Gelernter thinks singular they was invented by post-1970 feminist "ideologues", rather than a use of pronouns having a continuous history going back as far as a thousand years. One might think it remarkable that someone this ignorant of the history and structure of English would nonetheless presume to pontificate, without having checked anything. But not if you read Language Log. We have noted many times the tendency to move straight to high dudgeon, skipping right over the stage where you check the reference books to make sure you have something to be in high dudgeon about. To take a random example, when Cullen Murphy accused three word-sense usages of being modern illiteratisms, Mark Liberman showed that in fact all three were the original meanings from long ago.
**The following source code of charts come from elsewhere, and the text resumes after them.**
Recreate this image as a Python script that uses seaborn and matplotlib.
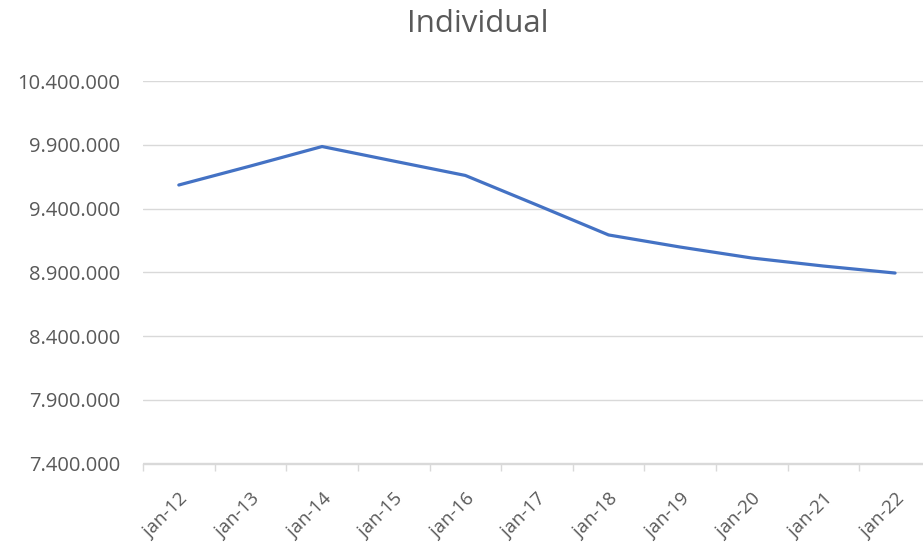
import matplotlib
matplotlib.use("Agg")
import matplotlib.pyplot as plt
from matplotlib.ticker import FuncFormatter, FixedLocator
import seaborn as sns
import pandas as pd
import numpy as np

# Monthly snapshot (January of each year)
months = ["jan-12", "jan-13", "jan-14", "jan-15", "jan-16", "jan-17",
          "jan-18", "jan-19", "jan-20", "jan-21", "jan-22"]
individual = [9586000, 9735000, 9888000, 9774000, 9661000, 9429000,
              9194000, 9099000, 9013000, 8950000, 8895000]
y_ticks = [7400000, 7900000, 8400000, 8900000, 9400000, 9900000, 10400000]

sns.set_theme(style="white")
plt.rcParams["font.family"] = ["Open Sans", "DejaVu Sans"]

df = pd.DataFrame({"month": months, "value": individual})
df["pos"] = np.arange(len(months))

fig = plt.figure(figsize=(9.23, 5.48), dpi=100)
ax = fig.add_axes([143 / 923, 1 - 463.5 / 548, 1 - 143 / 923, (463.5 - 81.3) / 548])

sns.lineplot(data=df, x="pos", y="value", ax=ax, color="#4472C4",
             linewidth=2.3, solid_capstyle="round", solid_joinstyle="round")

ax.set_xlim(-0.5, 10.39)
ax.set_ylim(y_ticks[0], y_ticks[-1])
ax.set_yticks(y_ticks)
ax.yaxis.set_major_formatter(FuncFormatter(lambda v, p: f"{int(v):,}".replace(",", ".")))
ax.set_xticks(df["pos"])
ax.set_xticklabels(months)
ax.xaxis.set_minor_locator(FixedLocator(np.arange(-0.5, 10.6, 1.0)))

ax.grid(axis="y", color="#d9d9d9", linewidth=1.0)
ax.set_axisbelow(True)
for side in ["top", "right", "left"]:
    ax.spines[side].set_visible(False)
ax.spines["bottom"].set_color("#d9d9d9")
ax.spines["bottom"].set_linewidth(1.0)

ax.tick_params(axis="y", left=False, length=0, pad=16.5, labelsize=14.5,
               labelcolor="#595959")
ax.tick_params(axis="x", which="major", bottom=False, length=0, pad=19,
               labelsize=13.5, labelcolor="#595959")
ax.tick_params(axis="x", which="minor", bottom=True, length=5,
               color="#d9d9d9", width=1.0)
for lbl in ax.get_xticklabels():
    lbl.set_rotation(45)
    lbl.set_ha("right")
    lbl.set_rotation_mode("anchor")

ax.set_xlabel("")
ax.set_ylabel("")
fig.text(478 / 923, 1 - 24 / 548, "Individual", ha="center", va="center",
         fontsize=22.5, color="#595959")

fig.savefig("out.png", dpi=100)
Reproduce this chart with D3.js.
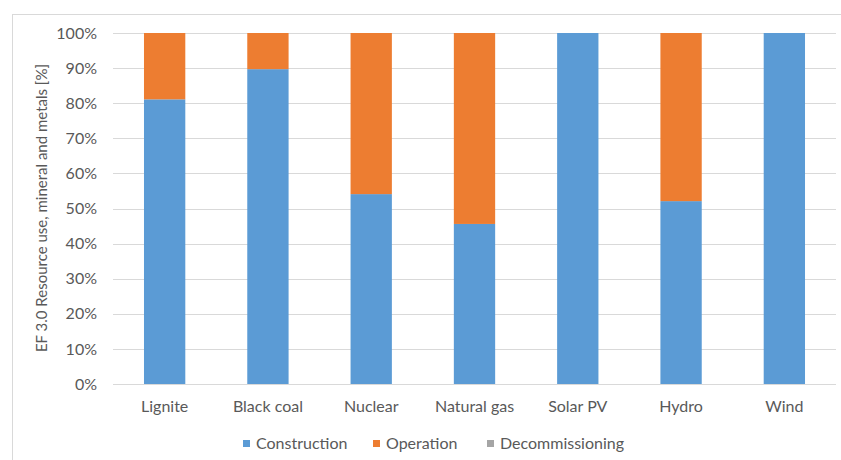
<!DOCTYPE html>
<html>
<head>
<meta charset="utf-8">
<script src="https://cdn.jsdelivr.net/npm/d3@7/dist/d3.min.js"></script>
<style>
  html, body { margin: 0; padding: 0; background: #fff; }
  svg text { font-family: Lato, "Open Sans", sans-serif; fill: #595959; }
</style>
</head>
<body>
<svg id="chart" width="841" height="460"></svg>
<script>
// Share of resource use (minerals and metals) by life-cycle phase, per technology
const categories = ["Lignite", "Black coal", "Nuclear", "Natural gas", "Solar PV", "Hydro", "Wind"];
const construction = [81.1, 89.7, 54.1, 45.6, 100, 52.1, 100];
const operation = [18.9, 10.3, 45.9, 54.4, 0, 47.9, 0];
const decommissioning = [0, 0, 0, 0, 0, 0, 0];
const seriesNames = ["Construction", "Operation", "Decommissioning"];
const seriesColors = ["#5B9BD5", "#ED7D31", "#A5A5A5"];
const yTicks = [0, 10, 20, 30, 40, 50, 60, 70, 80, 90, 100];

const svg = d3.select("#chart");

// outer chart frame
svg.append("rect")
  .attr("x", 12.5).attr("y", 14.5)
  .attr("width", 840).attr("height", 460)
  .attr("fill", "none").attr("stroke", "#d9d9d9").attr("stroke-width", 1);

const plot = { left: 113, right: 836, top: 33, bottom: 384 };

const x = d3.scaleBand()
  .domain(categories)
  .range([plot.left, plot.right])
  .paddingInner(0.6).paddingOuter(0.3);

const y = d3.scaleLinear().domain([0, 100]).range([plot.bottom, plot.top]);

// gridlines
svg.append("g")
  .selectAll("line")
  .data(yTicks)
  .join("line")
  .attr("x1", plot.left).attr("x2", plot.right)
  .attr("y1", d => Math.round(y(d)) + 0.5).attr("y2", d => Math.round(y(d)) + 0.5)
  .attr("stroke", "#d9d9d9").attr("stroke-width", 1);

// stacked bars
const rows = categories.map((c, i) => ({
  category: c,
  Construction: construction[i],
  Operation: operation[i],
  Decommissioning: decommissioning[i]
}));
const stacked = d3.stack().keys(seriesNames)(rows);

svg.append("g")
  .selectAll("g")
  .data(stacked)
  .join("g")
  .attr("fill", (d, i) => seriesColors[i])
  .selectAll("rect")
  .data(d => d)
  .join("rect")
  .attr("x", d => x(d.data.category))
  .attr("width", x.bandwidth())
  .attr("y", d => y(d[1]))
  .attr("height", d => y(d[0]) - y(d[1]));

// y axis labels
const yAxis = d3.axisLeft(y)
  .tickValues(yTicks)
  .tickFormat(d => d + "%")
  .tickSize(0)
  .tickPadding(16);
const yg = svg.append("g")
  .attr("transform", `translate(${plot.left},0)`)
  .call(yAxis);
yg.select(".domain").remove();
yg.selectAll("text").style("font-size", "16px").attr("fill", "#595959");

// x axis labels
const xAxis = d3.axisBottom(x).tickSize(0).tickPadding(17);
const xg = svg.append("g")
  .attr("transform", `translate(0,${plot.bottom})`)
  .call(xAxis);
xg.select(".domain").remove();
xg.selectAll("text").style("font-size", "16px").attr("fill", "#595959");

// y axis title
svg.append("text")
  .attr("transform", "translate(47,208) rotate(-90)")
  .attr("text-anchor", "middle")
  .style("font-size", "15px")
  .text("EF 3.0 Resource use, mineral and metals [%]");

// legend
const legendItems = [
  { name: seriesNames[0], color: seriesColors[0], x: 243 },
  { name: seriesNames[1], color: seriesColors[1], x: 373 },
  { name: seriesNames[2], color: seriesColors[2], x: 487 }
];
const lg = svg.append("g").selectAll("g").data(legendItems).join("g")
  .attr("transform", d => `translate(${d.x},443)`);
lg.append("rect").attr("x", 0).attr("y", -3).attr("width", 7).attr("height", 7).attr("fill", d => d.color);
lg.append("text").attr("x", 13).attr("y", 6).style("font-size", "16px").text(d => d.name);
</script>
</body>
</html>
And then a couple of months later Mark found John Powers had made an exactly analogous mistake with three other words. People just don't look in reference books when it comes to language; they seem to think their status as writers combined with their emotion of anger gives them all the standing they need.

No, it is not Gelernter's high indignation-to-expertise ratio that amazes me, but his unbelievable level of anger. The "language rapists" have deliberately destroyed our native tongue and people's ability to write it, he claims: "The well-aimed torpedo of Feminist English has sunk the whole process of teaching students to write... we used to expect every educated citizen to write decently--and that goal is out the window." Education has been ruined: "we graduate class after class of young Americans who will never be able to write down their thoughts effectively". The whole United States has been ruined: "the country is filling up gradually with people who have been reared on ugly, childish writing and will never expect anything else".

I'd like to assume that intellectual content can speak for itself rather than having to be diagnosed ad hominem as a symptom of broader personal character, but I found it hard to read Gelernter without reflecting on the fact that in 1993 he became one of the victims of a deranged terrorist, 'Unabomber' Ted Kaczynski; he was badly injured by a letter bomb and suffered permanent damage to his right hand and eye. I found myself wondering whether his very understandable rage against protesters who favor violence was bubbling up and infecting his attitude toward women, progressivism, political correctness, students, everything.

Some kind of explanation is needed, surely. The entire linguistic and educational system built up by a nation of 300 million people cannot be in danger of being flushed down the toilet because of a commonplace, centuries-old practice of occasionally and optionally using a plural-reference pronoun with a morphosyntactically singular quantified or indefinite-reference antecedent, can it?

[Hat tip: Thanks to Paul Postal for pointing me to the article.]